Toward Real-Time and Efficient Edge Intelligence: Advances and Challenges in Lightweight Machine Learning
DOI:
https://doi.org/10.61173/bwn0ez36Keywords:
Machine Learning, knowledge distillation, Lightweight modelAbstract
Deploying advanced Machine Learning (ML), particularly Deep Neural Networks (DNNs), on resource-constrained edge devices is crucial for realizing low-latency, privacy-preserving, and reliable edge intelligence applications. However, a significant gap exists between the high computational, memory, and energy demands of state-of-the-art models and the severe limitations inherent to edge hardware. This review systematically analyzes the field of lightweight ML for edge devices, aiming to bridge this gap. Methods: Focusing on the inference phase, the review critically examines three primary technical pillars: (1) Model Compression techniques, including knowledge distillation, network pruning (structured and unstructured), and quantization; (2) Efficient Neural Architecture Design of inherently compact models (e.g., MobileNet, ShuffleNet, EfficientNet series); and (3) Hardware-aware Optimization and Adaptation, encompassing operator fusion, dedicated inference engines, and leveraging heterogeneous systems.

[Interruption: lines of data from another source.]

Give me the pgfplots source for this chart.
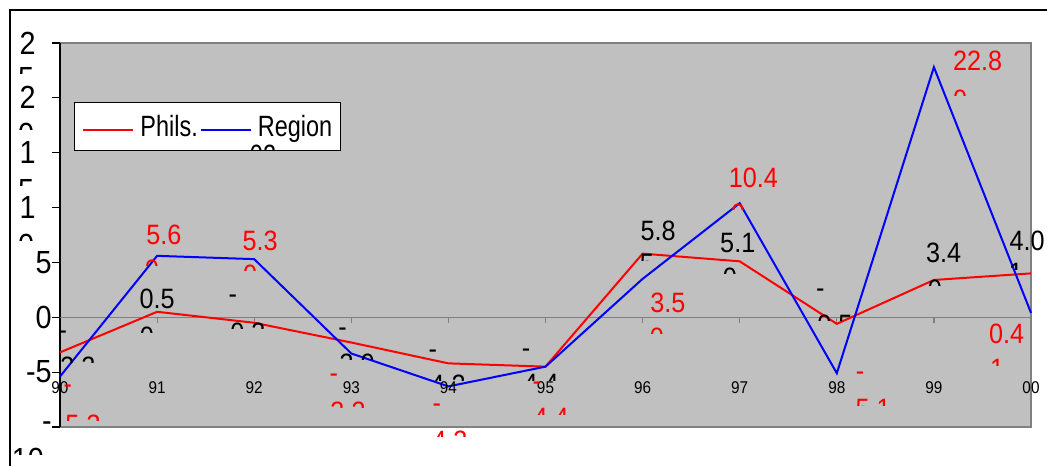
\documentclass[border=0pt]{standalone}
\usepackage{fontspec}
\setmainfont{Liberation Sans}[FakeStretch=0.9]
\newfontfamily\narrowfont{Liberation Sans}[FakeStretch=0.8]
\usepackage{pgfplots}
\pgfplotsset{compat=1.18}
\definecolor{plotgray}{RGB}{192,192,192}
\definecolor{framegray}{RGB}{128,128,128}
% clipped second-line fragment of a wrapped label: x, y (axis cs), colour, font, text
\newcommand{\frag}[5]{%
  \begin{scope}
  \clip ([shift={(-20pt,0.75pt)}]axis cs:#1,#2) rectangle ([shift={(20pt,-4.5pt)}]axis cs:#1,#2);
  \node[anchor=north, inner sep=0pt, text=#3, font=#4] at (axis cs:#1,#2) {#5};
  \end{scope}}
\newcommand{\lblfont}{\fontsize{21}{25}\selectfont}
\newcommand{\yfont}{\fontsize{24}{28}\selectfont}
\begin{document}
\begin{tikzpicture}
\path[use as bounding box] (0,0) rectangle (785.25pt,349.5pt);
\draw[black,line width=0.9pt] (7.5pt,-2pt) -- (7.5pt,342pt) -- (790pt,342pt);
\begin{axis}[
  at={(45pt,29.25pt)}, anchor=south west,
  scale only axis, width=728.25pt, height=288pt,
  xmin=0, xmax=10, ymin=-10, ymax=25,
  axis background/.style={fill=plotgray},
  axis line style={draw=none},
  xtick=\empty,
  ytick={-10,-5,0,5,10,15,20,25},
  yticklabels={{-\hspace{16pt}},{-5},{0},{5},{1\phantom{0}},{1\phantom{5}},{2\phantom{0}},{2\phantom{5}}},
  ytick pos=left, tick align=outside, major tick length=6pt,
  tick style={black, line width=0.9pt},
  yticklabel style={font=\yfont, anchor=east, inner sep=0pt},
  clip=false,
  legend style={at={(0.0144,0.846)}, anchor=north west, draw=black, fill=white,
    line width=0.75pt, font=\narrowfont\fontsize{22}{26}\selectfont, legend columns=2,
    inner xsep=6pt, inner ysep=9.3pt,
    nodes={inner sep=0pt, anchor=base west},
    /tikz/every odd column/.append style={column sep=4.5pt},
    /tikz/every even column/.append style={column sep=1.5pt}},
  legend image code/.code={\draw[#1, line width=1.5pt] (0pt,5pt) -- (37.5pt,5pt);},
]
% frame and zero line
\draw[framegray, line width=1.2pt] (rel axis cs:0,0) -- (rel axis cs:1,0) -- (rel axis cs:1,1) -- (rel axis cs:0,1);
\draw[black, line width=1.2pt] (rel axis cs:0,0) -- (rel axis cs:0,1);
\draw[framegray, line width=0.9pt] (axis cs:0,0) -- (axis cs:10,0);
\pgfplotsinvokeforeach{1,...,9}{\draw[framegray, line width=0.9pt] (axis cs:#1,0) -- ++(0pt,-4pt);}

\addplot[red, line width=1.5pt] coordinates {(0,-3.2) (1,0.5) (2,-0.5) (3,-2.3) (4,-4.2) (5,-4.5) (6,5.8) (7,5.1) (8,-0.6) (9,3.4) (10,4.0)};
\addlegendentry{Phils.}
\addplot[blue, line width=1.5pt] coordinates {(0,-5.4) (1,5.6) (2,5.3) (3,-3.3) (4,-6.3) (5,-4.5) (6,3.5) (7,10.4) (8,-5.1) (9,22.8) (10,0.4)};
\addlegendentry{Region}

\coordinate (legfrag) at (axis cs:2.091,15.70);

% category labels
\begin{scope}[every node/.style={font=\fontsize{12.75}{14}\selectfont, inner sep=0pt}]
\node at (axis cs:0,-6.43) {90};
\node at (axis cs:1,-6.43) {91};
\node at (axis cs:2,-6.43) {92};
\node at (axis cs:3,-6.43) {93};
\node at (axis cs:4,-6.43) {94};
\node at (axis cs:5,-6.43) {95};
\node at (axis cs:6,-6.43) {96};
\node at (axis cs:7,-6.43) {97};
\node at (axis cs:8,-6.43) {98};
\node at (axis cs:9,-6.43) {99};
\node at (axis cs:10,-6.43) {00};
\end{scope}

% data labels Phils. (black)
\begin{scope}[every node/.style={font=\lblfont, inner sep=0pt, text=black}]
\node at (axis cs:0.03,-1.64) {-};
\node at (axis cs:1.0,1.64) {0.5};
\node at (axis cs:1.78,1.64) {-};
\node at (axis cs:2.91,-1.37) {-};
\node at (axis cs:3.84,-3.37) {-};
\node at (axis cs:4.80,-3.28) {-};
\node at (axis cs:6.16,7.84) {5.8};
\node at (axis cs:6.98,6.74) {5.1};
\node at (axis cs:7.83,2.19) {-};
\node at (axis cs:9.10,5.83) {3.4};
\node at (axis cs:9.96,7.0) {4.0};
\end{scope}
% data labels Region (red)
\begin{scope}[every node/.style={font=\lblfont, inner sep=0pt, text=red}]
\node at (axis cs:0.08,-6.56) {-};
\node at (axis cs:1.07,7.47) {5.6};
\node at (axis cs:2.06,6.93) {5.3};
\node at (axis cs:2.82,-5.56) {-};
\node at (axis cs:3.88,-8.29) {-};
\node at (axis cs:4.91,-6.29) {-};
\node at (axis cs:6.26,1.28) {3.5};
\node at (axis cs:7.14,12.67) {10.4};
\node at (axis cs:8.24,-5.38) {-};
\node at (axis cs:9.45,23.33) {22.8};
\node at (axis cs:9.75,-1.55) {0.4};
\end{scope}

% clipped second lines of the wrapped labels
\frag{0.185}{-3.555}{black}{\lblfont}{3.2}
\frag{0.896}{-0.820}{black}{\lblfont}{0}
\frag{1.936}{-0.456}{black}{\lblfont}{0.3}
\frag{3.059}{-3.281}{black}{\lblfont}{3.0}
\frag{3.996}{-5.195}{black}{\lblfont}{4.2}
\frag{4.954}{-5.195}{black}{\lblfont}{4.4}
\frag{6.045}{5.742}{black}{\lblfont}{5}
\frag{6.900}{4.557}{black}{\lblfont}{0}
\frag{7.981}{0.273}{black}{\lblfont}{0.5}
\frag{9.011}{3.464}{black}{\lblfont}{0}
\frag{9.845}{4.922}{black}{\lblfont}{1}
\frag{0.237}{-8.841}{red}{\lblfont}{5.3}
\frag{0.947}{5.287}{red}{\lblfont}{0}
\frag{1.957}{4.831}{red}{\lblfont}{0}
\frag{2.966}{-7.656}{red}{\lblfont}{3.3}
\frag{4.016}{-10.30}{red}{\lblfont}{4.3}
\frag{5.057}{-8.295}{red}{\lblfont}{4.4}
\frag{6.148}{-0.911}{red}{\lblfont}{0}
\frag{6.983}{10.39}{red}{\lblfont}{0}
\frag{8.373}{-7.474}{red}{\lblfont}{5.1}
\frag{9.269}{20.78}{red}{\lblfont}{0}
\frag{9.650}{-3.828}{red}{\lblfont}{1}
% second lines of the wrapped tick labels
\frag{-0.350}{22.79}{black}{\yfont}{5}
\frag{-0.350}{17.68}{black}{\yfont}{0}
\frag{-0.350}{12.58}{black}{\yfont}{5}
\frag{-0.350}{7.57}{black}{\yfont}{0}
\frag{-0.330}{-11.94}{black}{\yfont}{10}
\end{axis}
\begin{scope}
\clip ([shift={(-20pt,0.75pt)}]legfrag) rectangle ([shift={(20pt,-3.5pt)}]legfrag);
\node[anchor=north, inner sep=0pt, font=\narrowfont\fontsize{22}{26}\selectfont] at (legfrag) {02};
\end{scope}
\end{tikzpicture}
\end{document}
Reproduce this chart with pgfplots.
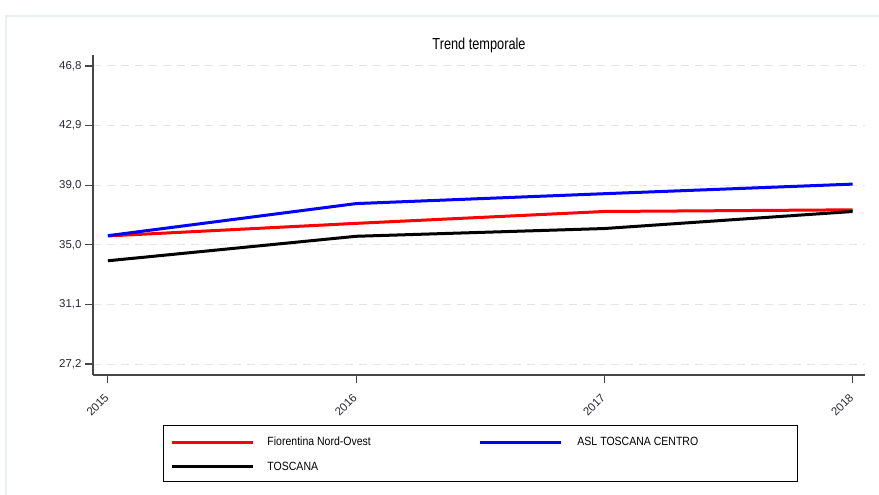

Results and Conclusion: The analysis highlights key achievements in reducing model size, complexity, and latency while maintaining accuracy. However, fundamental challenges persist, including the accuracy-efficiency tradeoff, hardware fragmentation, the memory wall bottleneck, and privacy/security concerns during deployment. Emerging solutions like neural-symbolic learning, adaptive federated learning, hardware-aware Neural Architecture Search (NAS), Processing-in-Memory (PIM) accelerators, and cross-stack co-design frameworks represent promising future directions. Overcoming these challenges is strategically vital for unlocking the full potential of ubiquitous, real-time edge intelligence.